So, I realized my problem was the lack of understanding how deferred shading differs from forward pass rendering. Putting tangent data in a deferred engine wouldn't make sense where I can encode and decode the tangent and biTangent from the normal map already. That's what the spheremap exactly does. The math is confusing because I'm not a mathician and I hate math. I tried to break it down as much possibly why in the world it works the way it works. I believe it takes the colors from the normal map and translate it to object or world space.

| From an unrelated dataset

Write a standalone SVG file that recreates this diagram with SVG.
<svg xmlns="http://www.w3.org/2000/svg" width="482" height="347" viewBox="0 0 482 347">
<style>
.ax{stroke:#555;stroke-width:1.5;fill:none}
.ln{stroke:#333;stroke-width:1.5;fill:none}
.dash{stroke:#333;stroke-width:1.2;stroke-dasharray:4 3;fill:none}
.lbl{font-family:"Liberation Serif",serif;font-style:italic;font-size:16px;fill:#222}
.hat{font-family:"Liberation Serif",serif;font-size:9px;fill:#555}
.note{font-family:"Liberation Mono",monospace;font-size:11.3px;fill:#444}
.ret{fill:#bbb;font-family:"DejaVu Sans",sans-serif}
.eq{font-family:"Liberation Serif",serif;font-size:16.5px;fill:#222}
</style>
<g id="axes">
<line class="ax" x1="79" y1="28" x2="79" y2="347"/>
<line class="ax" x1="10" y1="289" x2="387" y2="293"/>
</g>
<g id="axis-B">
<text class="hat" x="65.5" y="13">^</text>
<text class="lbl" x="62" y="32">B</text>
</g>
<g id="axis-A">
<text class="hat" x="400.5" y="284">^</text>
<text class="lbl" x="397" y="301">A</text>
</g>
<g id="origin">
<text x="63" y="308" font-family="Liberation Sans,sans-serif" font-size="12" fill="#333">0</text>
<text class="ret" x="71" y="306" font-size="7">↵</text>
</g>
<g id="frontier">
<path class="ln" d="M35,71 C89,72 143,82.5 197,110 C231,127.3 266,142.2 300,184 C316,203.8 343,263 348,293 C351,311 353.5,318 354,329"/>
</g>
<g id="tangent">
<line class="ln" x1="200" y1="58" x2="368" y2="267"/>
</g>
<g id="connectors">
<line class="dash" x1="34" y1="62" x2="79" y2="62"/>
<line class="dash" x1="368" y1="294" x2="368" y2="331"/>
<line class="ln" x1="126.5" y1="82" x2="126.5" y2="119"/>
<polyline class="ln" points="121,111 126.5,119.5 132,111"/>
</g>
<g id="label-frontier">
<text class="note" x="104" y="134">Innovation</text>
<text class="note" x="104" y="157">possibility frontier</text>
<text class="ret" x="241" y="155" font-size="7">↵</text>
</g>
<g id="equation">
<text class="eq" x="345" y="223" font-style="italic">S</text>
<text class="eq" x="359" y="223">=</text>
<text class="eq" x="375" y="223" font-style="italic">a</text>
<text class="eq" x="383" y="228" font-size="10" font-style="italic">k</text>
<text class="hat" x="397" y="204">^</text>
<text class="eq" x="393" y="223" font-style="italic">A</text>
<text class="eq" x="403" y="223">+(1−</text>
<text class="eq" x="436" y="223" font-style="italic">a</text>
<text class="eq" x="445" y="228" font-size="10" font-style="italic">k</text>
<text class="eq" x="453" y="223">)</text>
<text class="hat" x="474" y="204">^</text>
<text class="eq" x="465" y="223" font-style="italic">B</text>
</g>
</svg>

In forward pass rendering where it calculates the light and the geometry data each draw call - that's what got me confused; What really confused me was the whole topic of this thread was about transforming tangent space into world or view space (object space) before rendering it out to the render target. Last night I've became frustrated on thinking how do you transform tangent space into view space. Transpose(TNB) gave me a closer idea what was going on. I stumbled upon this deferred shading demo that I downloaded and it had spherical normal mapping (spheremap). I plugged it in my gbuffer shader - now I can safely say it works. I looked at the code where the encoding and decoding parts to figure out how does it work. I suck at math but my guess is that it essentially transforms the normal map data into object space or view space.
Tangent normal maps look different than object space normal maps - thus giving them the effect of depth when lit.
So back to your question Phil - now does the specular lighting change when I"m in relation to the light? The light is at (0,-1,-1) inverted (0,1,1) When the light intensity is above 0.0 by the dot product ot the normal map and the light position then the reflection of the specular if full when I'm facing the object at 0,1,1 but dims when I'm viewing at position -5,1,1.
It doesn't pop back in nor pop back out like it use to - so I can safely say everything's in running condition. It wasn't just me that was confused about the difference of rendering normal mapping in deferred shading - a lot of people was unsure also.
So that's all for now. Thanks Julien and everyone who contributed to this thread. Also thanks for Phil for pushing me in the right direction.